**DIRECTIVE**: Leave out the pictures and repeat the data exactly.

**DATA PROVIDED**:
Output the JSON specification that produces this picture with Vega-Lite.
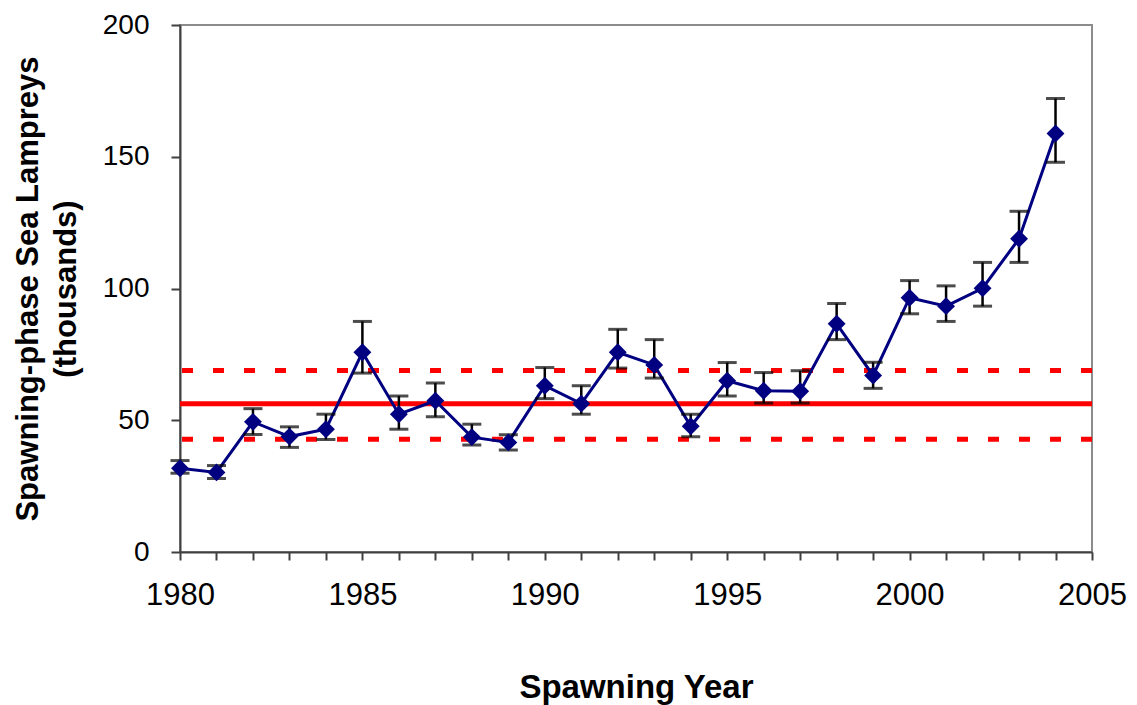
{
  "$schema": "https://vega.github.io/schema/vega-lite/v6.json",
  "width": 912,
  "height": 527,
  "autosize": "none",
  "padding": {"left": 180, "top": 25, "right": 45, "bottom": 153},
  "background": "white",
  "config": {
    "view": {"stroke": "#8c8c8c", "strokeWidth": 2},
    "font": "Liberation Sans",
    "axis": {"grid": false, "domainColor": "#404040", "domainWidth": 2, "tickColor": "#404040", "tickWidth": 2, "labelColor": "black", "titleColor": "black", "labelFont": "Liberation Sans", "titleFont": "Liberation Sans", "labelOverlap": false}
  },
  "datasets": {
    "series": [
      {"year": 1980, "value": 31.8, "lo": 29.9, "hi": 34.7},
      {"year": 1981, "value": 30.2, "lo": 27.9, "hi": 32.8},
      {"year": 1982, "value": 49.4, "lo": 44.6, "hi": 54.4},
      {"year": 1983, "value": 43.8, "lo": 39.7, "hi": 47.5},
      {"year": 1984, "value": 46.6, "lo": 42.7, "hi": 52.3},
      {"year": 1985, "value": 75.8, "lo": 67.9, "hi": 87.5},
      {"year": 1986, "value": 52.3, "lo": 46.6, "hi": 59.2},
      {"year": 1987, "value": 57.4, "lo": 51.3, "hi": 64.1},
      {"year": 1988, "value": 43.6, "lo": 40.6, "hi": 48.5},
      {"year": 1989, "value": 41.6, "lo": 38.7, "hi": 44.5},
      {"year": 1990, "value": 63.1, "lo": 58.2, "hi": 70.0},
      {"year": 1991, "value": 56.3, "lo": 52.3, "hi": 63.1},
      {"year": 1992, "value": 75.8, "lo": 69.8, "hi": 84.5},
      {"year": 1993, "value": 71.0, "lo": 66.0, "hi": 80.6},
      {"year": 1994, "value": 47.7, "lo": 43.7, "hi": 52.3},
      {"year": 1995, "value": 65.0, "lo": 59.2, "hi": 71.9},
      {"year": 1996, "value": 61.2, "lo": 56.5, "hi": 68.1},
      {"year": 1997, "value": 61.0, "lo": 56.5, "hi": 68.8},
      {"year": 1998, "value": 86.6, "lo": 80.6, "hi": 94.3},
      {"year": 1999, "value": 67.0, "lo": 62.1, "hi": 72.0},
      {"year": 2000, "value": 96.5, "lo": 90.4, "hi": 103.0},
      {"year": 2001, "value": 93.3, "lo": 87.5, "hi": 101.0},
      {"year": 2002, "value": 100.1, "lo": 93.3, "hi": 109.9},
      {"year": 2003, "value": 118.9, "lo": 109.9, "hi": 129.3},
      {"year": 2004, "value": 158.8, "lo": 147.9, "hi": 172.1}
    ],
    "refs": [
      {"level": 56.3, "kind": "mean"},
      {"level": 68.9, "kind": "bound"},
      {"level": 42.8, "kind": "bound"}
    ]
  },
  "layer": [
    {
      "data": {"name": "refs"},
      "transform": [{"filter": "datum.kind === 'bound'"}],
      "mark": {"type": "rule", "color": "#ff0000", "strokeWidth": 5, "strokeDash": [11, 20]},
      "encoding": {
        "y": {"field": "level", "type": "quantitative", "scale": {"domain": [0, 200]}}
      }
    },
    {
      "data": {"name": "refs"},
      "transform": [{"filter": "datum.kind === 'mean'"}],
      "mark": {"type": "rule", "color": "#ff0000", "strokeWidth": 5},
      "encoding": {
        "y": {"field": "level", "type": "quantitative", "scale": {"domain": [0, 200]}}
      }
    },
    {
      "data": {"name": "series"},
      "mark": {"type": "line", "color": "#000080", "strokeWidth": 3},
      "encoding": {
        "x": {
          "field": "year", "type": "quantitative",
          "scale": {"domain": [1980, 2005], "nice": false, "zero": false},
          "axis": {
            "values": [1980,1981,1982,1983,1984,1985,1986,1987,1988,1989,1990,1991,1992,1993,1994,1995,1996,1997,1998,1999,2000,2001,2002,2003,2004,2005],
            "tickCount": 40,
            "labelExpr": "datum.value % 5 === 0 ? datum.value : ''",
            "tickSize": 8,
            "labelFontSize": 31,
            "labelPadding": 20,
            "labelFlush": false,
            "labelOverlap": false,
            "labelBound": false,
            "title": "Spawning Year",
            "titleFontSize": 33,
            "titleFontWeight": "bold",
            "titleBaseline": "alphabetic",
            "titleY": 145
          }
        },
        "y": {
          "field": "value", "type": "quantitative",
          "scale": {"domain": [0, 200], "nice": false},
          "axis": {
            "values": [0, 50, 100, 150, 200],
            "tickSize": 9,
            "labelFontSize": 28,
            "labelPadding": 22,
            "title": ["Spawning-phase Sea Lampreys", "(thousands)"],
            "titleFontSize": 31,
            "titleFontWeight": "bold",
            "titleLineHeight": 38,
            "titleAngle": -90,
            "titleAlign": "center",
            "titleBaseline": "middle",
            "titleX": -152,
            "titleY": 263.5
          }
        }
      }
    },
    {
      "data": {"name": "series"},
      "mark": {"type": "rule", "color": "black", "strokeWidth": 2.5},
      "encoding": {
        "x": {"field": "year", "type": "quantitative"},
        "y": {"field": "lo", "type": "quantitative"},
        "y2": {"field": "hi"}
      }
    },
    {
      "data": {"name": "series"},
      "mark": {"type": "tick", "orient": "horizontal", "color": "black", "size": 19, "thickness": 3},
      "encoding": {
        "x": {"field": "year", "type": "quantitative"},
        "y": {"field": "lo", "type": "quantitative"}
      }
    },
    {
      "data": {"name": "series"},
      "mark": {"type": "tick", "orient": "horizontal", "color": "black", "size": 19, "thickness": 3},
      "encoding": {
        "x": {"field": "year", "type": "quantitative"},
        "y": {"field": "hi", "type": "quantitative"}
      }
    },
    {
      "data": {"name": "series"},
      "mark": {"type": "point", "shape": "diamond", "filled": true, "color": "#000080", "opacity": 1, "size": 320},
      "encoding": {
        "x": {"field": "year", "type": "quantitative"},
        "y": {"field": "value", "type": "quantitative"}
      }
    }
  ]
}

**WRITTEN ANSWER**:
Output the JSON specification that produces this picture with Vega-Lite.
{
  "$schema": "https://vega.github.io/schema/vega-lite/v6.json",
  "width": 912,
  "height": 527,
  "autosize": "none",
  "padding": {"left": 180, "top": 25, "right": 45, "bottom": 153},
  "background": "white",
  "config": {
    "view": {"stroke": "#8c8c8c", "strokeWidth": 2},
    "font": "Liberation Sans",
    "axis": {"grid": false, "domainColor": "#404040", "domainWidth": 2, "tickColor": "#404040", "tickWidth": 2, "labelColor": "black", "titleColor": "black", "labelFont": "Liberation Sans", "titleFont": "Liberation Sans", "labelOverlap": false}
  },
  "datasets": {
    "series": [
      {"year": 1980, "value": 31.8, "lo": 29.9, "hi": 34.7},
      {"year": 1981, "value": 30.2, "lo": 27.9, "hi": 32.8},
      {"year": 1982, "value": 49.4, "lo": 44.6, "hi": 54.4},
      {"year": 1983, "value": 43.8, "lo": 39.7, "hi": 47.5},
      {"year": 1984, "value": 46.6, "lo": 42.7, "hi": 52.3},
      {"year": 1985, "value": 75.8, "lo": 67.9, "hi": 87.5},
      {"year": 1986, "value": 52.3, "lo": 46.6, "hi": 59.2},
      {"year": 1987, "value": 57.4, "lo": 51.3, "hi": 64.1},
      {"year": 1988, "value": 43.6, "lo": 40.6, "hi": 48.5},
      {"year": 1989, "value": 41.6, "lo": 38.7, "hi": 44.5},
      {"year": 1990, "value": 63.1, "lo": 58.2, "hi": 70.0},
      {"year": 1991, "value": 56.3, "lo": 52.3, "hi": 63.1},
      {"year": 1992, "value": 75.8, "lo": 69.8, "hi": 84.5},
      {"year": 1993, "value": 71.0, "lo": 66.0, "hi": 80.6},
      {"year": 1994, "value": 47.7, "lo": 43.7, "hi": 52.3},
      {"year": 1995, "value": 65.0, "lo": 59.2, "hi": 71.9},
      {"year": 1996, "value": 61.2, "lo": 56.5, "hi": 68.1},
      {"year": 1997, "value": 61.0, "lo": 56.5, "hi": 68.8},
      {"year": 1998, "value": 86.6, "lo": 80.6, "hi": 94.3},
      {"year": 1999, "value": 67.0, "lo": 62.1, "hi": 72.0},
      {"year": 2000, "value": 96.5, "lo": 90.4, "hi": 103.0},
      {"year": 2001, "value": 93.3, "lo": 87.5, "hi": 101.0},
      {"year": 2002, "value": 100.1, "lo": 93.3, "hi": 109.9},
      {"year": 2003, "value": 118.9, "lo": 109.9, "hi": 129.3},
      {"year": 2004, "value": 158.8, "lo": 147.9, "hi": 172.1}
    ],
    "refs": [
      {"level": 56.3, "kind": "mean"},
      {"level": 68.9, "kind": "bound"},
      {"level": 42.8, "kind": "bound"}
    ]
  },
  "layer": [
    {
      "data": {"name": "refs"},
      "transform": [{"filter": "datum.kind === 'bound'"}],
      "mark": {"type": "rule", "color": "#ff0000", "strokeWidth": 5, "strokeDash": [11, 20]},
      "encoding": {
        "y": {"field": "level", "type": "quantitative", "scale": {"domain": [0, 200]}}
      }
    },
    {
      "data": {"name": "refs"},
      "transform": [{"filter": "datum.kind === 'mean'"}],
      "mark": {"type": "rule", "color": "#ff0000", "strokeWidth": 5},
      "encoding": {
        "y": {"field": "level", "type": "quantitative", "scale": {"domain": [0, 200]}}
      }
    },
    {
      "data": {"name": "series"},
      "mark": {"type": "line", "color": "#000080", "strokeWidth": 3},
      "encoding": {
        "x": {
          "field": "year", "type": "quantitative",
          "scale": {"domain": [1980, 2005], "nice": false, "zero": false},
          "axis": {
            "values": [1980,1981,1982,1983,1984,1985,1986,1987,1988,1989,1990,1991,1992,1993,1994,1995,1996,1997,1998,1999,2000,2001,2002,2003,2004,2005],
            "tickCount": 40,
            "labelExpr": "datum.value % 5 === 0 ? datum.value : ''",
            "tickSize": 8,
            "labelFontSize": 31,
            "labelPadding": 20,
            "labelFlush": false,
            "labelOverlap": false,
            "labelBound": false,
            "title": "Spawning Year",
            "titleFontSize": 33,
            "titleFontWeight": "bold",
            "titleBaseline": "alphabetic",
            "titleY": 145
          }
        },
        "y": {
          "field": "value", "type": "quantitative",
          "scale": {"domain": [0, 200], "nice": false},
          "axis": {
            "values": [0, 50, 100, 150, 200],
            "tickSize": 9,
            "labelFontSize": 28,
            "labelPadding": 22,
            "title": ["Spawning-phase Sea Lampreys", "(thousands)"],
            "titleFontSize": 31,
            "titleFontWeight": "bold",
            "titleLineHeight": 38,
            "titleAngle": -90,
            "titleAlign": "center",
            "titleBaseline": "middle",
            "titleX": -152,
            "titleY": 263.5
          }
        }
      }
    },
    {
      "data": {"name": "series"},
      "mark": {"type": "rule", "color": "black", "strokeWidth": 2.5},
      "encoding": {
        "x": {"field": "year", "type": "quantitative"},
        "y": {"field": "lo", "type": "quantitative"},
        "y2": {"field": "hi"}
      }
    },
    {
      "data": {"name": "series"},
      "mark": {"type": "tick", "orient": "horizontal", "color": "black", "size": 19, "thickness": 3},
      "encoding": {
        "x": {"field": "year", "type": "quantitative"},
        "y": {"field": "lo", "type": "quantitative"}
      }
    },
    {
      "data": {"name": "series"},
      "mark": {"type": "tick", "orient": "horizontal", "color": "black", "size": 19, "thickness": 3},
      "encoding": {
        "x": {"field": "year", "type": "quantitative"},
        "y": {"field": "hi", "type": "quantitative"}
      }
    },
    {
      "data": {"name": "series"},
      "mark": {"type": "point", "shape": "diamond", "filled": true, "color": "#000080", "opacity": 1, "size": 320},
      "encoding": {
        "x": {"field": "year", "type": "quantitative"},
        "y": {"field": "value", "type": "quantitative"}
      }
    }
  ]
}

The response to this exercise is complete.